Midy Aponte, executive director of the American Latino Heritage Fund, said during an interview with Fusion that the outreach campaign proved “really successful,” with more than 200 people applying in groups of four.

One of the groups has completed its tour of Mesa Verde National Park in Colorado, another is currently at Glen Canyon National Recreation Area in Arizona and Utah, and the final group is set to depart later this month to Washington’s Olympic National Park.

Yvonne Condes, editor and co-founder of MomsLA.com, traveled to the Colorado park with her husband and two sons. She grew up in Tucson, Arizona but didn’t see the nearby Grand Canyon until she went with friends at age 19.

“Growing up,” she said, “it wasn’t something we talked about.”

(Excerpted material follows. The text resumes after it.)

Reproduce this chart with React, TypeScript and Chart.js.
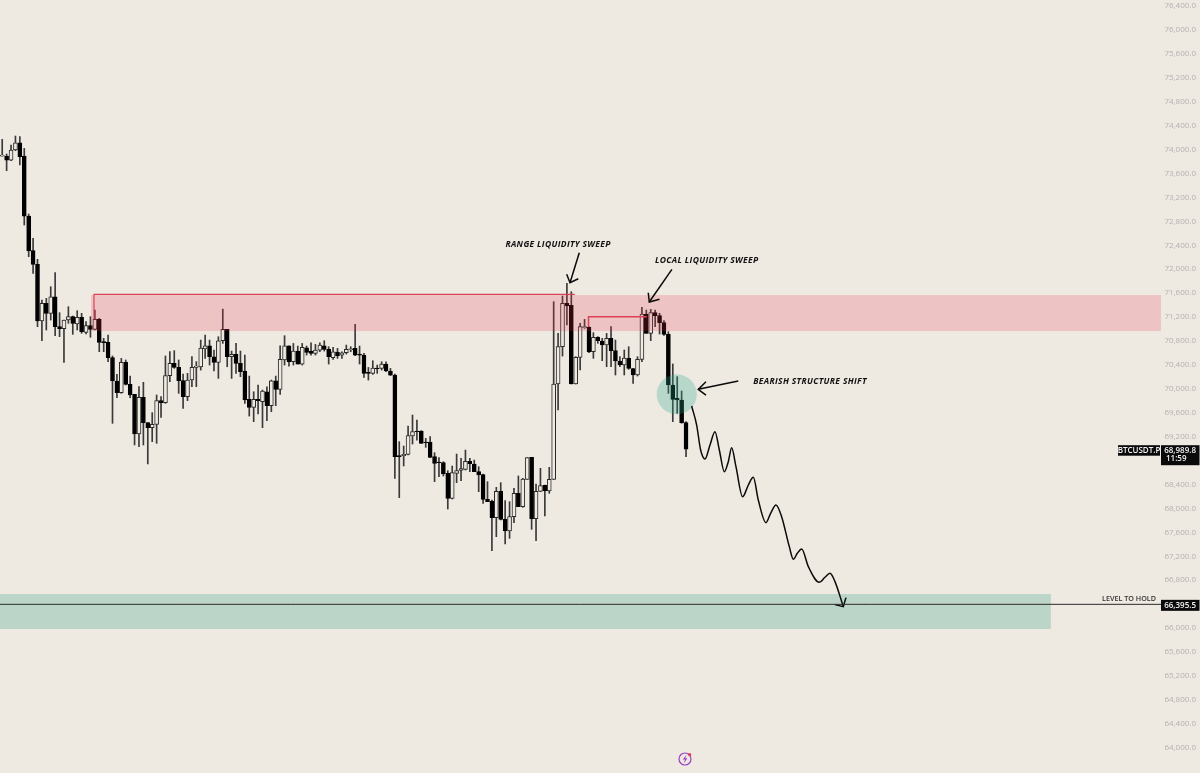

A trip to a national park seemed too daunting and too expensive to her family, she said. The idea of sleeping outside on the ground didn’t sound so appealing, either.

But not all parks are rustic like that and the foundation has tried to prove that. At Mesa Verde, for example, Condes and her family stayed in a hotel that came with wifi and a nearby Starbucks.

Condes brought her family along, but several of the other winners were going with girlfriends as scouts to see if their families might like it.

Chelle Roberts, another participant, says she agrees cost and the logistics of transportation and lodging probably serve as barriers for a lot of people, but said social media is a way to show people they can visit the parks because it’s real, it’s not a glossy brochure.

The park system itself is also slowly joining the 21st century when it comes to visitor centers and social media presence. There are federal regulations on social media use, but Vela said the park service recognizes that minorities, especially Latinos, tend to be “high tech and social-media savvy.”

Vela’s first park experience came as a kid in the 1960s, when his parents piled him and his siblings into the car and drove to Yellowstone from southeast Texas. No one looked like him and it all seemed a little foreign, he said, but it didn’t matter. People were nice and he wanted to wear that Smokey the Bear ranger hat, too. The childhood fascination stuck and he’s been with the park service for decades. His son, who grew up in the parks, is a U.S. law enforcement ranger.

“We want to go there as an agency,” Vela said. “Even though these might be foreign, first-ever experiences, the parks are welcoming, they are safe, and we will engage you.”

Disclosure: Fusion Vice President of Digital Miguel Ferrer is on the ALHF Board.

Update, 2:15 p.m.: The number of people who applied for the ALHF's expedition has been clarified.